Its broad streets, open space and cleanness defy the preconception - narrow streets, crowded space, mysterious atmosphere or exoticness - most people have formed from other Chinatowns in places such as New York and San Francisco.

The original Chinatown, started by older generations of Chinese immigrants primarily from south China, consisted of small shops and some restaurants along St. Emanuel and a couple of adjacent streets in southeastern downtown. It has been in steady decline since 1980s.

Today, only a few Asian wholesale businesses still exist there while part of it is being redeveloped into modern and hippie residential parcels.

Often, outsiders and new comers marvel at Houston's SW Chinatown when they first take a drive down Bellaire Boulevard westward from Gessner. Along the newly completed seven-lane thoroughfare and lining both sides are shopping centers with big Chinese supermarkets as the anchor stores, office buildings, banks and apartments. And in between, one can spot a non-Chinese private college preparatory school, a Wells Fargo branch and a Halliburton corporate complex.

Definding the boundary

There are different opinions as how to define the boundary of Houston's SW Chinatown. The most authoritative definition comes from the Asian American Business Council (AABC), a non-profit civic organization started by a group of Chinatown commercial property owners, developers, bankers and business owners in 2005 with a goal to promote SW Chinatown, improve its safety and beautify the area.
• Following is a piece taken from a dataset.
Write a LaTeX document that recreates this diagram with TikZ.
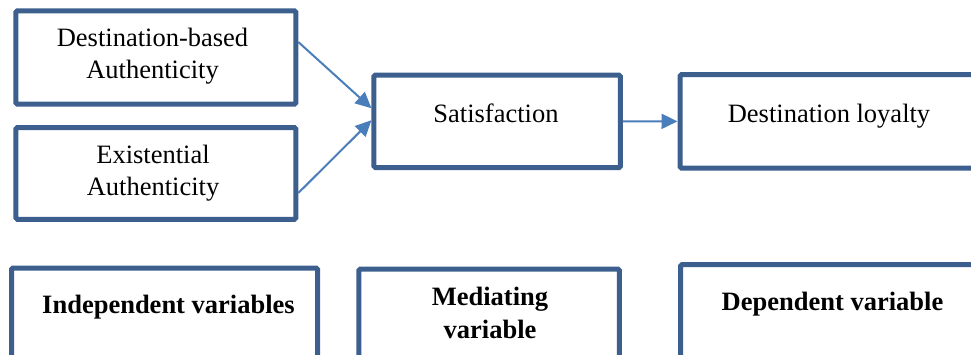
\documentclass[tikz,border=0pt]{standalone}
\usepackage{fontspec}
\setmainfont{Liberation Serif}
\usetikzlibrary{arrows.meta,calc}
\definecolor{boxblue}{HTML}{3C5F8E}
\definecolor{arrblue}{HTML}{4A7EBB}
\tikzset{arrowtip/.tip={Triangle[length=16pt,width=15pt]}}
\begin{document}
\begin{tikzpicture}[x=1pt,y=1pt,
  vbox/.style={draw=boxblue,line width=5pt,rounded corners=1.5pt,inner sep=0pt},
  lbl/.style={anchor=base,inner sep=0pt,align=center,font=\fontsize{26.5}{32}\selectfont},
  blbl/.style={lbl,font=\fontsize{26.5}{33}\selectfont\bfseries},
  arr/.style={draw=arrblue,fill=arrblue,line width=2pt,-arrowtip}]
\useasboundingbox (0,-354) rectangle (971,0);
\clip (0,-354) rectangle (971,0);
% boxes (centre-line sizes)
\node[vbox,minimum width=280pt,minimum height=93.4pt] (A) at (155.8,-57.5) {};
\node[vbox,minimum width=280pt,minimum height=91.7pt] (B) at (155.8,-173.4) {};
\node[vbox,minimum width=246.5pt,minimum height=92.5pt] (S) at (497.2,-121.25) {};
\node[vbox,minimum width=310pt,minimum height=93.3pt] (L) at (835,-121.35) {};
\node[vbox,minimum width=306pt,minimum height=100pt] (I) at (164.5,-318) {};
\node[vbox,minimum width=260.5pt,minimum height=100pt] (M) at (489.2,-319) {};
\node[vbox,minimum width=310pt,minimum height=104pt] (D) at (835.5,-316.7) {};
% texts (base = last line)
\node[lbl] (tA) at (152.5,-78) {Destination-based\\Authenticity};
\node[lbl] (tB) at (153,-195) {Existential\\Authenticity};
\node[lbl] (tS) at (496,-122) {Satisfaction};
\node[lbl] (tL) at (829,-122) {Destination loyalty};
\node[blbl] (tI) at (168.5,-313) {Independent variables};
\node[blbl] (tM) at (490,-338) {Mediating\\variable};
\node[blbl] (tD) at (832.5,-310) {Dependent variable};
% connectors
\draw[arr] ([yshift=15.5pt]A.east) -- ([yshift=13pt]S.west);
\draw[arr] ([yshift=-19.6pt]B.east) -- ([yshift=1pt]S.west);
\draw[arr] (S.east) -- (L.west);
\end{tikzpicture}
\end{document}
According to Kenneth Li, chairman of AABC as well as the owner of Southwest 21 Century and DIHO Square, SW Chinatown is bounded by Gessner to the east and Eldrige to the west - roughly a five-mile stretch; and about two miles long between Westpark and Beechnut from north to south, making it one of the largest motor-centric Chinatowns of more than 10 square miles in the US.

Divided by Beltway 8, SW Chinatown is split into two major sections: the east section falls into the Greater Sharpstown Management District (GSMD), while the west section falls into the International District (ID). The SW Chintown in GSMD is only a mile long along Bellaire with an area of merely 2.3 square miles, but this is the first and most developed section of SW Chinatown. Li calls this the "Golden Zone" of Chinatown with the most concentrated Chinese-American owned business and properties.